Sketches of Sibiu

Sibiu presents itself under a beautiful clear blue sky today, a change from yesterday’s rainy weather. The striking feature of this city was until recently the presence of a considerable Saxon German minority that settled in Transylvania as early as the 11th century and left a strong legacy that became intermingled with other Romanian cultural components. In the 19th century, though, the population that had lived here since the Middle Ages was confronted by the hardships of war, deportation and the dire straits of the communist regime, and when finally in the 1990’s the iron curtain was dismantled, the Saxons were the first to flee the country to join their ethnic fellow countrymen in Germany and Luxemburg.

A figure that illustrates the phenomenon is Lutheran church membership in Sibiu that plummeted from 14,000 in 1989 to 1,400 one year later, eloquent enough to appreciate the magnitude of the change.

If the Saxons have moved away, what remains now is at least a peculiar architecture in a city shaped until very recently by this cultural richness, which is unfortunately doomed to disappear in the short term with the last old settlers who chose to stay becoming extinct. Sibiu and the surrounding countryside are dotted with Lutheran churches, after the Saxons joined the Reformation movement like the northern Germans. The roofs are very steep and they have funny eye-shaped windows that open in their large pitches.

I cross the central square and take one of the side streets to reach the hostel. In 2007 Sibiu was appointed the European capital of culture and the city underwent considerable renovation, the square was repaved, the buildings manicured, some of the roofs fitted with new tiles. They still look too new in comparison with the age of the buildings that would call for surfaces stained by lichens, moulds and humidity.

I catch sight of a pavement out of repair in a back street and think that must have been the general aspect of the place before the turning point, even more during the long decades when Romania slipped off limits for visiting crowds. In a way, the fascination of those times is lost along with the old tiles of the roofs.

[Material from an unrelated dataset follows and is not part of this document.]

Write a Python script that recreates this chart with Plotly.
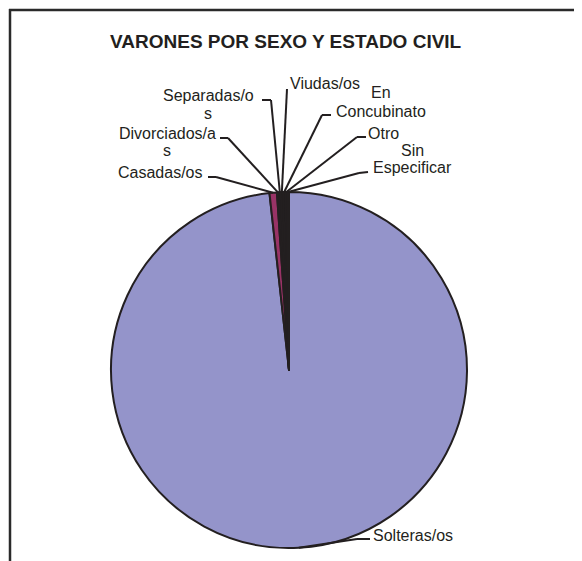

In the tower a war photographer’s exhibition displays old black-and-white shots of WW2 and other significant events in the cold war years. What strikes me is the amount of national character expressed by the portrayed people: that was a time when Italians were Italians, the Spanish the Spanish and so on, long before being blurred into a indistinct mash of global fashion. Now the desire to be alike drives us more than a desire for authenticity.

Visiting the Orthodox cathedral after the Lutheran church is like changing planet. While the first had scanty and sober decoration (apart from an outstanding fresco in the apse) and pointed arches, here it’s round arches and a profusion of wall paintings, icons, gold decorations and colours everywhere. The very style of worshipping parallels this sharp turn to the East in the atmosphere: people prostrate in front of the iconostasis and light candles to the icons in a very oriental way of praying. In a few hundred meters two souls of this city have their landmarks to signify that western and eastern Christianity meet here in Romania.

Peter was smoking a cigarette sitting on the edge of a skip, not being very productive. He saw me take a snap and when I passed abreast of him he asked me if I was from Germany. I said no, but we continued speaking in German, which he’d picked up from 1990 to 1994 when he was working there. “Just think”, he says, “now I make 10 euros a day, but there it was 10 euro an hour. My contract expired so I had to come back, but I’d like to return in the summer, now that Romania is in the EU.”

Living conditions are not very easy here, and dreams of working abroad haunt many people’s minds. The bus stations advertise incredibly long trips by coach to as far as Madrid and a host of other provincial towns in Spain, Italy, etc. where Romanian communities have settled. The huge gap in salaries and in the cost of living with other EU countries is here to see. I shake hands with Peter taking leave. Maybe he didn’t expect me to do so because he was doing a rough job and had dusty hands, but after he’s given me his point of view I feel we have become friends.

Students are the true protagonists of their graduation day. The girls are wearing high heels, short skirts, colourful fashion clothes; next to them sometimes grandparents are here to take part in the ceremony wearing dark clothes over their plump bodies fed by decades of sour cream, very unlike the still slim figure of their grandchildren. A pair of dark trousers for a grandmother may be the most daring transgression coming from a generation still faithful to its old ways, originating from who knows where in the countryside or the outskirts of the town. I wonder what they make it of the university experience and the changes they witness from the past, when life would flow along different lines altogether.